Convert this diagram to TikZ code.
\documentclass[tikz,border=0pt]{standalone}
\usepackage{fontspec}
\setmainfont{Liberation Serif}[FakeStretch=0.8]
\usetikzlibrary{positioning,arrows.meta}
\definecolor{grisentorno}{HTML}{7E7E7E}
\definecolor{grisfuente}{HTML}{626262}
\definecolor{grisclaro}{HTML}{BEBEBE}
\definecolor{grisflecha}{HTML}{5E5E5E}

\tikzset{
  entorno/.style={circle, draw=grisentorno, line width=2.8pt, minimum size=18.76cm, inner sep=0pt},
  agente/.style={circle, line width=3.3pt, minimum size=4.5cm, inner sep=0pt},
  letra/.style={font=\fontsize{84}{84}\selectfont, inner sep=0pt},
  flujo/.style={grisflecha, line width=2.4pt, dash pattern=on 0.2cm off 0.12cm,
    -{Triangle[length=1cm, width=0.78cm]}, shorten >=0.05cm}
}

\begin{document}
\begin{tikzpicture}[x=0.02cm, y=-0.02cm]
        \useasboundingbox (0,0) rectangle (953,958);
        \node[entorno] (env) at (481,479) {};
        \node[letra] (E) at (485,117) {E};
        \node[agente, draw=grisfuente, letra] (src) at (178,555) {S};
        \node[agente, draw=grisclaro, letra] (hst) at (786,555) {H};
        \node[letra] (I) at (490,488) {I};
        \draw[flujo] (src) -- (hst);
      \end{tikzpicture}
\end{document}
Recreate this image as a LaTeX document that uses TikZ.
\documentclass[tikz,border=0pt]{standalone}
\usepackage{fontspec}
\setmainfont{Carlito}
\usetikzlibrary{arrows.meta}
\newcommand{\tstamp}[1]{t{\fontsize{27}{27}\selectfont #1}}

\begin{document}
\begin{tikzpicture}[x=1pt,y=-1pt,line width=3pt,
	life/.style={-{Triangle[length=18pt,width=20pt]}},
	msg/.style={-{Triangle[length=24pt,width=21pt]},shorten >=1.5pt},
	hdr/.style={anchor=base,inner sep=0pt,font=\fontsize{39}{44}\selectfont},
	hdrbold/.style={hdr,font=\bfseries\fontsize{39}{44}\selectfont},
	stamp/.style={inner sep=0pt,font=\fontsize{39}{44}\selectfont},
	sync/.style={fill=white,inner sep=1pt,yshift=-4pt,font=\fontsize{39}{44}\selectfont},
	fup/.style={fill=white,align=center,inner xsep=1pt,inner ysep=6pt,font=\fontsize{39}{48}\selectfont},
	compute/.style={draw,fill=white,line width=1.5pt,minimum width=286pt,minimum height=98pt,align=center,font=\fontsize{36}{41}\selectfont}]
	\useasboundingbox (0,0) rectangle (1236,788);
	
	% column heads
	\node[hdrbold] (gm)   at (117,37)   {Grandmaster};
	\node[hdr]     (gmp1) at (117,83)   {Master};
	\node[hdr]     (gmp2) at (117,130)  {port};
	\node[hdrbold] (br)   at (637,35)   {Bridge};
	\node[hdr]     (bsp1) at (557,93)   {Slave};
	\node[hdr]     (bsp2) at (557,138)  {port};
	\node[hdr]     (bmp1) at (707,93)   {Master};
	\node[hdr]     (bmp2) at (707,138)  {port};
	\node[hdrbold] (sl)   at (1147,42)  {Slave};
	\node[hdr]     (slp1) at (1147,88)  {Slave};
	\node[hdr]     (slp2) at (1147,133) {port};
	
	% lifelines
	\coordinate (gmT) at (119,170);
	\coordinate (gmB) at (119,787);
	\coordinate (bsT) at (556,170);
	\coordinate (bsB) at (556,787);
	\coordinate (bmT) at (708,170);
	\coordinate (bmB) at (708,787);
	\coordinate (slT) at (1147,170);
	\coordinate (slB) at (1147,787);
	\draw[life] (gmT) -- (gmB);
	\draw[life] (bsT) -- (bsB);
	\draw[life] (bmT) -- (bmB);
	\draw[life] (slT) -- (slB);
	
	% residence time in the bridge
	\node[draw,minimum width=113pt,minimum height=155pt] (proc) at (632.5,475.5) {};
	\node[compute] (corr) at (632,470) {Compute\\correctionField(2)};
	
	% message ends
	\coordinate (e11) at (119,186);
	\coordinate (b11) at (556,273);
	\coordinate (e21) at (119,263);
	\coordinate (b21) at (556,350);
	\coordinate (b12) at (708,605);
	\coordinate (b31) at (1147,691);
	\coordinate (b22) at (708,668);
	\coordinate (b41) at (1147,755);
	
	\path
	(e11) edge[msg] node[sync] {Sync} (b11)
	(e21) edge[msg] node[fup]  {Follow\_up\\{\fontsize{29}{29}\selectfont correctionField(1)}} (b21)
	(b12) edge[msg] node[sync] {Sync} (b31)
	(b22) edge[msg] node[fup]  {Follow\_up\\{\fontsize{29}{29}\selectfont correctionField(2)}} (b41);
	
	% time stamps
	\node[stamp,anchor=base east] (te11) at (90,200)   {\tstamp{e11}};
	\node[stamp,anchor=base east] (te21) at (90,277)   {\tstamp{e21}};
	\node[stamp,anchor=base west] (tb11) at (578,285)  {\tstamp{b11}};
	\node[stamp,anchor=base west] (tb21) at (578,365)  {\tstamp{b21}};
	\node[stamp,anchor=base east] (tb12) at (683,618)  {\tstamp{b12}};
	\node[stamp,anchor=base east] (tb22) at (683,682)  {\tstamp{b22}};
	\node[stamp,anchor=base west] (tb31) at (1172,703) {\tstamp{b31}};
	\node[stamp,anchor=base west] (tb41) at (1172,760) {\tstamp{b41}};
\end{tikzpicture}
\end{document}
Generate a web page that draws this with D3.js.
- - -
Description of the task: Reproduce the listing shown above in its entirety, exactly.

Finished task:
Convert this diagram to TikZ code.
\documentclass[tikz,border=0pt]{standalone}
\usepackage{fontspec}
\setmainfont{Liberation Serif}[FakeStretch=0.8]
\usetikzlibrary{positioning,arrows.meta}
\definecolor{grisentorno}{HTML}{7E7E7E}
\definecolor{grisfuente}{HTML}{626262}
\definecolor{grisclaro}{HTML}{BEBEBE}
\definecolor{grisflecha}{HTML}{5E5E5E}

\tikzset{
  entorno/.style={circle, draw=grisentorno, line width=2.8pt, minimum size=18.76cm, inner sep=0pt},
  agente/.style={circle, line width=3.3pt, minimum size=4.5cm, inner sep=0pt},
  letra/.style={font=\fontsize{84}{84}\selectfont, inner sep=0pt},
  flujo/.style={grisflecha, line width=2.4pt, dash pattern=on 0.2cm off 0.12cm,
    -{Triangle[length=1cm, width=0.78cm]}, shorten >=0.05cm}
}

\begin{document}
\begin{tikzpicture}[x=0.02cm, y=-0.02cm]
        \useasboundingbox (0,0) rectangle (953,958);
        \node[entorno] (env) at (481,479) {};
        \node[letra] (E) at (485,117) {E};
        \node[agente, draw=grisfuente, letra] (src) at (178,555) {S};
        \node[agente, draw=grisclaro, letra] (hst) at (786,555) {H};
        \node[letra] (I) at (490,488) {I};
        \draw[flujo] (src) -- (hst);
      \end{tikzpicture}
\end{document}
Recreate this image as a LaTeX document that uses TikZ.
\documentclass[tikz,border=0pt]{standalone}
\usepackage{fontspec}
\setmainfont{Carlito}
\usetikzlibrary{arrows.meta}
\newcommand{\tstamp}[1]{t{\fontsize{27}{27}\selectfont #1}}

\begin{document}
\begin{tikzpicture}[x=1pt,y=-1pt,line width=3pt,
	life/.style={-{Triangle[length=18pt,width=20pt]}},
	msg/.style={-{Triangle[length=24pt,width=21pt]},shorten >=1.5pt},
	hdr/.style={anchor=base,inner sep=0pt,font=\fontsize{39}{44}\selectfont},
	hdrbold/.style={hdr,font=\bfseries\fontsize{39}{44}\selectfont},
	stamp/.style={inner sep=0pt,font=\fontsize{39}{44}\selectfont},
	sync/.style={fill=white,inner sep=1pt,yshift=-4pt,font=\fontsize{39}{44}\selectfont},
	fup/.style={fill=white,align=center,inner xsep=1pt,inner ysep=6pt,font=\fontsize{39}{48}\selectfont},
	compute/.style={draw,fill=white,line width=1.5pt,minimum width=286pt,minimum height=98pt,align=center,font=\fontsize{36}{41}\selectfont}]
	\useasboundingbox (0,0) rectangle (1236,788);
	
	% column heads
	\node[hdrbold] (gm)   at (117,37)   {Grandmaster};
	\node[hdr]     (gmp1) at (117,83)   {Master};
	\node[hdr]     (gmp2) at (117,130)  {port};
	\node[hdrbold] (br)   at (637,35)   {Bridge};
	\node[hdr]     (bsp1) at (557,93)   {Slave};
	\node[hdr]     (bsp2) at (557,138)  {port};
	\node[hdr]     (bmp1) at (707,93)   {Master};
	\node[hdr]     (bmp2) at (707,138)  {port};
	\node[hdrbold] (sl)   at (1147,42)  {Slave};
	\node[hdr]     (slp1) at (1147,88)  {Slave};
	\node[hdr]     (slp2) at (1147,133) {port};
	
	% lifelines
	\coordinate (gmT) at (119,170);
	\coordinate (gmB) at (119,787);
	\coordinate (bsT) at (556,170);
	\coordinate (bsB) at (556,787);
	\coordinate (bmT) at (708,170);
	\coordinate (bmB) at (708,787);
	\coordinate (slT) at (1147,170);
	\coordinate (slB) at (1147,787);
	\draw[life] (gmT) -- (gmB);
	\draw[life] (bsT) -- (bsB);
	\draw[life] (bmT) -- (bmB);
	\draw[life] (slT) -- (slB);
	
	% residence time in the bridge
	\node[draw,minimum width=113pt,minimum height=155pt] (proc) at (632.5,475.5) {};
	\node[compute] (corr) at (632,470) {Compute\\correctionField(2)};
	
	% message ends
	\coordinate (e11) at (119,186);
	\coordinate (b11) at (556,273);
	\coordinate (e21) at (119,263);
	\coordinate (b21) at (556,350);
	\coordinate (b12) at (708,605);
	\coordinate (b31) at (1147,691);
	\coordinate (b22) at (708,668);
	\coordinate (b41) at (1147,755);
	
	\path
	(e11) edge[msg] node[sync] {Sync} (b11)
	(e21) edge[msg] node[fup]  {Follow\_up\\{\fontsize{29}{29}\selectfont correctionField(1)}} (b21)
	(b12) edge[msg] node[sync] {Sync} (b31)
	(b22) edge[msg] node[fup]  {Follow\_up\\{\fontsize{29}{29}\selectfont correctionField(2)}} (b41);
	
	% time stamps
	\node[stamp,anchor=base east] (te11) at (90,200)   {\tstamp{e11}};
	\node[stamp,anchor=base east] (te21) at (90,277)   {\tstamp{e21}};
	\node[stamp,anchor=base west] (tb11) at (578,285)  {\tstamp{b11}};
	\node[stamp,anchor=base west] (tb21) at (578,365)  {\tstamp{b21}};
	\node[stamp,anchor=base east] (tb12) at (683,618)  {\tstamp{b12}};
	\node[stamp,anchor=base east] (tb22) at (683,682)  {\tstamp{b22}};
	\node[stamp,anchor=base west] (tb31) at (1172,703) {\tstamp{b31}};
	\node[stamp,anchor=base west] (tb41) at (1172,760) {\tstamp{b41}};
\end{tikzpicture}
\end{document}
Generate a web page that draws this with D3.js.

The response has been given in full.